An experienced criminal defense attorney can also explain the risks of taking your case to trial. If you choose to plead guilty, a criminal defense attorney will vigorously negotiate on your behalf to obtain a favorable plea deal. And if you decide to plead not guilty, a criminal defense attorney will put the state's case to the test and make the state prove its case beyond a reasonable doubt.
Contact Erin Field Now to Talk to a Criminal Justice Attorney About Your Case!
Please call me for a consultation or contact me online now. I will fight for you and look for every opportunity to avoid sticking you with this permanent criminal record.
Your case evaluation is free, confidential, and there is no further obligation.
You will always speak with me, Erin Field, the attorney.
Criminal Justice FAQs
If you have been arrested, you may be feeling stressed, scared, and alone. To calm some anxieties, I have included the answers to some of the questions I hear most often from my clients below. To get personalized answers to your specific questions, be sure to call my office as soon as possible.
Should I plead guilty?
You may be tempted to plead guilty simply to avoid the time and expense of a trial and just move on with your life. But you should first speak with a criminal defense attorney like me. I will review the circumstance of your case, advise you of your rights, and help you decide whether to plead guilty. Ultimately, the decision is yours alone to make. If you decide to plead guilty, I will ensure you understand the process and will work to negotiate a favorable plea agreement with the prosecutor.
Will I get a longer sentence if I fight my case?
You have the constitutional right to have your case tried by a jury of your peers. The court cannot impose a longer sentence simply because you chose to take your case to trial. However, trials that end in conviction often lead to longer sentences than those offered in plea agreements. The court may also order you to pay the costs of your prosecution. To avoid the expense of trial, prosecutors tend to offer reduced charges or shorter sentences in plea deals.
Can the police legally search me?
Generally, the police must have a warrant to conduct a search. However, there are numerous exceptions to the warrant requirement, such as:
- Consent – You or another authorized individual consent to a search of your person, vehicle, or residence.
- Plain-view – While conducting a lawful activity, like a traffic stop for speeding, the police observe evidence of a crime or contraband in plain view.
- Protective search – The police may lawfully conduct a pat-down of a person in custody or a quick sweep of a vehicle or building to ensure there is nothing posing a danger to the police or others.
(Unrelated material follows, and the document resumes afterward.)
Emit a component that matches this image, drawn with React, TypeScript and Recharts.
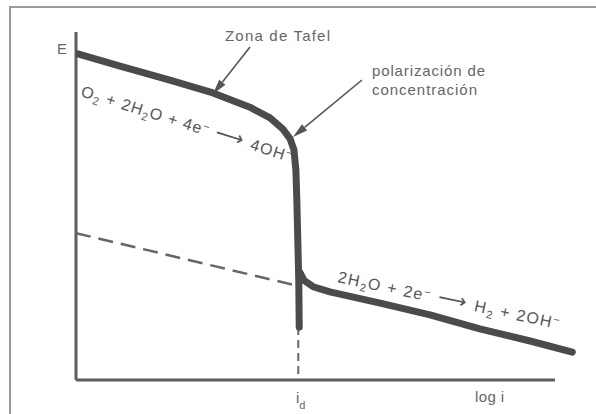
import React from "react";
import { ComposedChart, Line, XAxis, YAxis, ReferenceLine } from "recharts";

// oxygen reduction branch: Tafel zone, then concentration polarization
const oxygenLogI = [0.04, 0.92, 1.96, 2.86, 3.63, 4.05, 4.32, 4.47, 4.55, 4.59, 4.61, 4.63, 4.65, 4.66];
const oxygenE = [9.37, 9.02, 8.62, 8.25, 7.84, 7.53, 7.21, 6.93, 6.61, 6.03, 5.17, 4.02, 2.87, 1.52];

// hydrogen evolution branch
const hydrogenLogI = [4.67, 4.76, 4.95, 5.3, 6.35, 7.39, 8.43, 9.48, 10.36];
const hydrogenE = [3.1, 2.86, 2.68, 2.53, 2.21, 1.87, 1.47, 1.12, 0.8];

// extrapolated Tafel line of the hydrogen branch
const extrapLogI = [0, 4.64];
const extrapE = [4.22, 2.7];

// limiting current density
const limitLogI = 4.64;
const limitE = [1.52, 0];

const toRows = (xs: number[], ys: number[]) => xs.map((x, i) => ({ logI: x, E: ys[i] }));

const oxygenData = toRows(oxygenLogI, oxygenE);
const hydrogenData = toRows(hydrogenLogI, hydrogenE);
const extrapData = toRows(extrapLogI, extrapE);
const limitData = toRows([limitLogI, limitLogI], limitE);

const W = 596;
const H = 414;
const margin = { top: 32, right: 17, left: 76, bottom: 34 };

const curveColor = "#4b4b4b";
const axisColor = "#5e5e5e";
const textColor = "#666";
const font = "'Liberation Sans', Arial, sans-serif";

// filled arrow head pointing from (x1,y1) to (x2,y2)
const Arrow = ({ x1, y1, x2, y2 }: { x1: number; y1: number; x2: number; y2: number }) => {
  const a = Math.atan2(y2 - y1, x2 - x1);
  const len = 15;
  const half = 4;
  const bx = x2 - len * Math.cos(a);
  const by = y2 - len * Math.sin(a);
  const px = -Math.sin(a) * half;
  const py = Math.cos(a) * half;
  return (
    <g>
      <line x1={x1} y1={y1} x2={bx} y2={by} stroke="#555" strokeWidth={1.6} />
      <polygon points={`${x2},${y2} ${bx + px},${by + py} ${bx - px},${by - py}`} fill="#555" />
    </g>
  );
};

const Label = ({ x, y, w, children }: { x: number; y: number; w: number; children: React.ReactNode }) => (
  <text x={x} y={y} fontSize={15} fill={textColor} fontFamily={font} textLength={w} lengthAdjust="spacing">
    {children}
  </text>
);

const Annotations = () => (
  <svg width={W} height={H} style={{ position: "absolute", left: 0, top: 0, pointerEvents: "none" }}>
    {/* frame */}
    <path d={`M10,${H} L10,7 L${W},7`} fill="none" stroke="#9a9a9a" strokeWidth={2} />

    <text x={57} y={54} fontSize={15} fill={textColor} fontFamily={font}>E</text>

    <Label x={225} y={41} w={105}>Zona de Tafel</Label>
    <Arrow x1={250} y1={47} x2={213} y2={94} />

    <Label x={372} y={76} w={113}>polarización de</Label>
    <Label x={372} y={95} w={105}>concentración</Label>
    <Arrow x1={362} y1={80} x2={293} y2={137} />

    <text
      transform="translate(80,96) rotate(17.5)"
      fontSize={16}
      fill="#555"
      fontFamily={font}
      textLength={220}
      lengthAdjust="spacing"
    >
      O<tspan dy={4} fontSize={11}>2</tspan>
      <tspan dy={-4}> + 2H</tspan>
      <tspan dy={4} fontSize={11}>2</tspan>
      <tspan dy={-4}>O + 4e</tspan>
      <tspan dy={-5} fontSize={11}>−</tspan>
      <tspan dy={5} fontSize={20}> ⟶ </tspan>
      <tspan>4OH</tspan>
      <tspan dy={-5} fontSize={11}>−</tspan>
    </text>

    <text
      transform="translate(337,282) rotate(12)"
      fontSize={16}
      fill="#555"
      fontFamily={font}
      textLength={226}
      lengthAdjust="spacing"
    >
      2H<tspan dy={4} fontSize={11}>2</tspan>
      <tspan dy={-4}>O + 2e</tspan>
      <tspan dy={-5} fontSize={11}>−</tspan>
      <tspan dy={5} fontSize={20}> ⟶ </tspan>
      <tspan>H</tspan>
      <tspan dy={4} fontSize={11}>2</tspan>
      <tspan dy={-4}> + 2OH</tspan>
      <tspan dy={-5} fontSize={11}>−</tspan>
    </text>

    <text x={296} y={403} fontSize={15} fill={textColor} fontFamily={font}>
      i<tspan dy={6} fontSize={11}>d</tspan>
    </text>
    <Label x={475} y={402} w={29}>log i</Label>
  </svg>
);

export default function App() {
  return (
    <div style={{ position: "absolute", left: 0, top: 0, width: W, height: H, background: "#fff" }}>
      <ComposedChart width={W} height={H} margin={margin}>
        <XAxis type="number" dataKey="logI" domain={[0, 10.5]} hide allowDataOverflow />
        <YAxis type="number" dataKey="E" domain={[0, 10]} hide allowDataOverflow />

        {/* axes */}
        <ReferenceLine x={0} stroke={axisColor} strokeWidth={3} />
        <ReferenceLine segment={[{ x: 0, y: 0 }, { x: 10, y: 0 }]} stroke={axisColor} strokeWidth={3} />

        <Line
          data={extrapData}
          dataKey="E"
          type="linear"
          stroke="#666"
          strokeWidth={2.5}
          strokeDasharray="15 8"
          dot={false}
          isAnimationActive={false}
        />
        <Line
          data={limitData}
          dataKey="E"
          type="linear"
          stroke="#666"
          strokeWidth={2}
          strokeDasharray="8 5"
          dot={false}
          isAnimationActive={false}
        />
        <Line
          data={oxygenData}
          dataKey="E"
          type="linear"
          stroke={curveColor}
          strokeWidth={7}
          strokeLinecap="round"
          strokeLinejoin="round"
          dot={false}
          isAnimationActive={false}
        />
        <Line
          data={hydrogenData}
          dataKey="E"
          type="linear"
          stroke={curveColor}
          strokeWidth={7}
          strokeLinecap="round"
          strokeLinejoin="round"
          dot={false}
          isAnimationActive={false}
        />
      </ComposedChart>
      <Annotations />
    </div>
  );
}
- Canine sniff – A police canine can indicate the presence of contraband, which may give police probable cause to conduct a search for that contraband.
Can I have my case dismissed if the police never read me my Miranda rights?
The police may have given you a form that describes your rights. By signing that form, you may have admitted that you read, understand, and waived your Miranda rights. In addition, the police only need to read you your Miranda rights if they intend to interrogate you. If they don't interrogate you, there is no need to read you your rights and anything you say may be deemed a voluntary statement.
Even if you make incriminating statements during questioning before being read your Miranda rights, the suppression of those statements might not lead to the dismissal of your case. The police may have evidence they obtained from other sources that may be sufficient to prove your guilt.